| Given request |
Give the listing again exactly, omitting its images.

| Dataset content |
<<<<

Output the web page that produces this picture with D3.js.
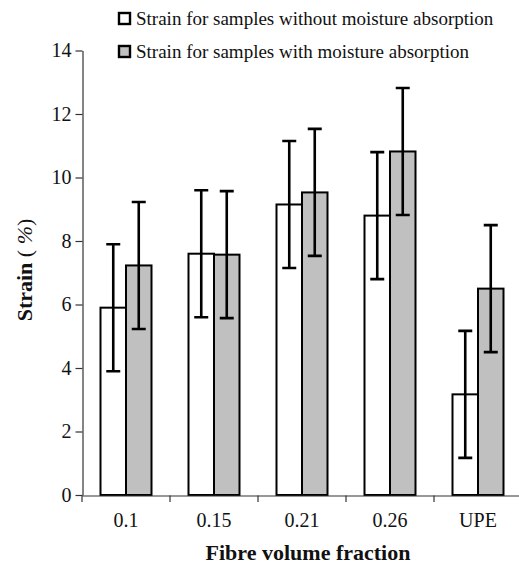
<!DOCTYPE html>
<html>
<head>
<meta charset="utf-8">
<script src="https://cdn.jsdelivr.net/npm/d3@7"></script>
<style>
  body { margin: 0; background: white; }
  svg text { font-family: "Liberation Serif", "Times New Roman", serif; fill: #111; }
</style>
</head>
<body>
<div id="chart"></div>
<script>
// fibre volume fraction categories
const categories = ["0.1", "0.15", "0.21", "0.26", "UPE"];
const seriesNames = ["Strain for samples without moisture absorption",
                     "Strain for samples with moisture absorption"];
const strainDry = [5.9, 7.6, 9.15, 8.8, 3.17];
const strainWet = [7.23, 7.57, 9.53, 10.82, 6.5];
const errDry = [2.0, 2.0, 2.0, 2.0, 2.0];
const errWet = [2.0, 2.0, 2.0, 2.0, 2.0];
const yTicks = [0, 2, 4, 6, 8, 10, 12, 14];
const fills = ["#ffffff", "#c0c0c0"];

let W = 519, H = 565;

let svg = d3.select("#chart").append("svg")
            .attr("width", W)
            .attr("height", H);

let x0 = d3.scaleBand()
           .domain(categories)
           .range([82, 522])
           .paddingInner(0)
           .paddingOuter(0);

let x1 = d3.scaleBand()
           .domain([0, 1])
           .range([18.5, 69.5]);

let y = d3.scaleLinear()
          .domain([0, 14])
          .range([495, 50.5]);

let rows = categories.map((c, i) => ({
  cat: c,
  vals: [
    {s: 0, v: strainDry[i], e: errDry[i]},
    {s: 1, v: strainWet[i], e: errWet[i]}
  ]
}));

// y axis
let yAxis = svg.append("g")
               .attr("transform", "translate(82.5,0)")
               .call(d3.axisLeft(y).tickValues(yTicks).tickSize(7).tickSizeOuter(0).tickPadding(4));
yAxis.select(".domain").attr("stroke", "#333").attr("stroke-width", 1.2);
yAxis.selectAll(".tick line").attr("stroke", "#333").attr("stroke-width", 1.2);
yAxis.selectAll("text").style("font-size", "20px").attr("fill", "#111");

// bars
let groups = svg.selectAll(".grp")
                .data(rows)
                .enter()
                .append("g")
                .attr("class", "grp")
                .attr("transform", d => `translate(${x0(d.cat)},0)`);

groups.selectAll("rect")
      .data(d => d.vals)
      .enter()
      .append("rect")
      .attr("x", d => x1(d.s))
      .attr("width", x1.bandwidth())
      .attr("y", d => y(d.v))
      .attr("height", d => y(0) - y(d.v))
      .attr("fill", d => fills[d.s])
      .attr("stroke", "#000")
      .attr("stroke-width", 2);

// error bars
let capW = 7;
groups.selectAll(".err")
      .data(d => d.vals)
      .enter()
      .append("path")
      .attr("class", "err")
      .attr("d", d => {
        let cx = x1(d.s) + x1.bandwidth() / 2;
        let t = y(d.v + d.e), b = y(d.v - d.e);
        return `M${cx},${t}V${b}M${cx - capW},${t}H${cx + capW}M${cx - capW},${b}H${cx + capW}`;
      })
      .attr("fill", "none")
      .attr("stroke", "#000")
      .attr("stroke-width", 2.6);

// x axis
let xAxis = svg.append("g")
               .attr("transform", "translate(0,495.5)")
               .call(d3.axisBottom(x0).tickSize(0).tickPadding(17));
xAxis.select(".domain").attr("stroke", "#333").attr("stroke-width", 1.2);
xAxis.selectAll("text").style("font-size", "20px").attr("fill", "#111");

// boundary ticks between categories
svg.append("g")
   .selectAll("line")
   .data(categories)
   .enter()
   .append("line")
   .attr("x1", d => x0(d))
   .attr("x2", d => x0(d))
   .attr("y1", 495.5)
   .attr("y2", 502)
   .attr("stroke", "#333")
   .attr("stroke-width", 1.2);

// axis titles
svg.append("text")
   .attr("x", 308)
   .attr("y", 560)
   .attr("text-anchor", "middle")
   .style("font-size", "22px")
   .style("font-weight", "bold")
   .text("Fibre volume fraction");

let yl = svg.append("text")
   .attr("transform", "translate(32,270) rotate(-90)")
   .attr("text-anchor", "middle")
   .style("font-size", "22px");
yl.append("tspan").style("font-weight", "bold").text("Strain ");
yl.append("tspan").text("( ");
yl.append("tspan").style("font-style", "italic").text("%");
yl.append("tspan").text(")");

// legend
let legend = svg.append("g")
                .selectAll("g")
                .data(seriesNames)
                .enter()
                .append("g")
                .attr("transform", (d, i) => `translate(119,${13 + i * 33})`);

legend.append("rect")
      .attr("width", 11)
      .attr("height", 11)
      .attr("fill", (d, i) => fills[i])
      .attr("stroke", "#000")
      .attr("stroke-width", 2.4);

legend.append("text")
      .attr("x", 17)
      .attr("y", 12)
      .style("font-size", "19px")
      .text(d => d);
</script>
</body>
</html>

>>>>

| Completed exercise |
Output the web page that produces this picture with D3.js.
<!DOCTYPE html>
<html>
<head>
<meta charset="utf-8">
<script src="https://cdn.jsdelivr.net/npm/d3@7"></script>
<style>
  body { margin: 0; background: white; }
  svg text { font-family: "Liberation Serif", "Times New Roman", serif; fill: #111; }
</style>
</head>
<body>
<div id="chart"></div>
<script>
// fibre volume fraction categories
const categories = ["0.1", "0.15", "0.21", "0.26", "UPE"];
const seriesNames = ["Strain for samples without moisture absorption",
                     "Strain for samples with moisture absorption"];
const strainDry = [5.9, 7.6, 9.15, 8.8, 3.17];
const strainWet = [7.23, 7.57, 9.53, 10.82, 6.5];
const errDry = [2.0, 2.0, 2.0, 2.0, 2.0];
const errWet = [2.0, 2.0, 2.0, 2.0, 2.0];
const yTicks = [0, 2, 4, 6, 8, 10, 12, 14];
const fills = ["#ffffff", "#c0c0c0"];

let W = 519, H = 565;

let svg = d3.select("#chart").append("svg")
            .attr("width", W)
            .attr("height", H);

let x0 = d3.scaleBand()
           .domain(categories)
           .range([82, 522])
           .paddingInner(0)
           .paddingOuter(0);

let x1 = d3.scaleBand()
           .domain([0, 1])
           .range([18.5, 69.5]);

let y = d3.scaleLinear()
          .domain([0, 14])
          .range([495, 50.5]);

let rows = categories.map((c, i) => ({
  cat: c,
  vals: [
    {s: 0, v: strainDry[i], e: errDry[i]},
    {s: 1, v: strainWet[i], e: errWet[i]}
  ]
}));

// y axis
let yAxis = svg.append("g")
               .attr("transform", "translate(82.5,0)")
               .call(d3.axisLeft(y).tickValues(yTicks).tickSize(7).tickSizeOuter(0).tickPadding(4));
yAxis.select(".domain").attr("stroke", "#333").attr("stroke-width", 1.2);
yAxis.selectAll(".tick line").attr("stroke", "#333").attr("stroke-width", 1.2);
yAxis.selectAll("text").style("font-size", "20px").attr("fill", "#111");

// bars
let groups = svg.selectAll(".grp")
                .data(rows)
                .enter()
                .append("g")
                .attr("class", "grp")
                .attr("transform", d => `translate(${x0(d.cat)},0)`);

groups.selectAll("rect")
      .data(d => d.vals)
      .enter()
      .append("rect")
      .attr("x", d => x1(d.s))
      .attr("width", x1.bandwidth())
      .attr("y", d => y(d.v))
      .attr("height", d => y(0) - y(d.v))
      .attr("fill", d => fills[d.s])
      .attr("stroke", "#000")
      .attr("stroke-width", 2);

// error bars
let capW = 7;
groups.selectAll(".err")
      .data(d => d.vals)
      .enter()
      .append("path")
      .attr("class", "err")
      .attr("d", d => {
        let cx = x1(d.s) + x1.bandwidth() / 2;
        let t = y(d.v + d.e), b = y(d.v - d.e);
        return `M${cx},${t}V${b}M${cx - capW},${t}H${cx + capW}M${cx - capW},${b}H${cx + capW}`;
      })
      .attr("fill", "none")
      .attr("stroke", "#000")
      .attr("stroke-width", 2.6);

// x axis
let xAxis = svg.append("g")
               .attr("transform", "translate(0,495.5)")
               .call(d3.axisBottom(x0).tickSize(0).tickPadding(17));
xAxis.select(".domain").attr("stroke", "#333").attr("stroke-width", 1.2);
xAxis.selectAll("text").style("font-size", "20px").attr("fill", "#111");

// boundary ticks between categories
svg.append("g")
   .selectAll("line")
   .data(categories)
   .enter()
   .append("line")
   .attr("x1", d => x0(d))
   .attr("x2", d => x0(d))
   .attr("y1", 495.5)
   .attr("y2", 502)
   .attr("stroke", "#333")
   .attr("stroke-width", 1.2);

// axis titles
svg.append("text")
   .attr("x", 308)
   .attr("y", 560)
   .attr("text-anchor", "middle")
   .style("font-size", "22px")
   .style("font-weight", "bold")
   .text("Fibre volume fraction");

let yl = svg.append("text")
   .attr("transform", "translate(32,270) rotate(-90)")
   .attr("text-anchor", "middle")
   .style("font-size", "22px");
yl.append("tspan").style("font-weight", "bold").text("Strain ");
yl.append("tspan").text("( ");
yl.append("tspan").style("font-style", "italic").text("%");
yl.append("tspan").text(")");

// legend
let legend = svg.append("g")
                .selectAll("g")
                .data(seriesNames)
                .enter()
                .append("g")
                .attr("transform", (d, i) => `translate(119,${13 + i * 33})`);

legend.append("rect")
      .attr("width", 11)
      .attr("height", 11)
      .attr("fill", (d, i) => fills[i])
      .attr("stroke", "#000")
      .attr("stroke-width", 2.4);

legend.append("text")
      .attr("x", 17)
      .attr("y", 12)
      .style("font-size", "19px")
      .text(d => d);
</script>
</body>
</html>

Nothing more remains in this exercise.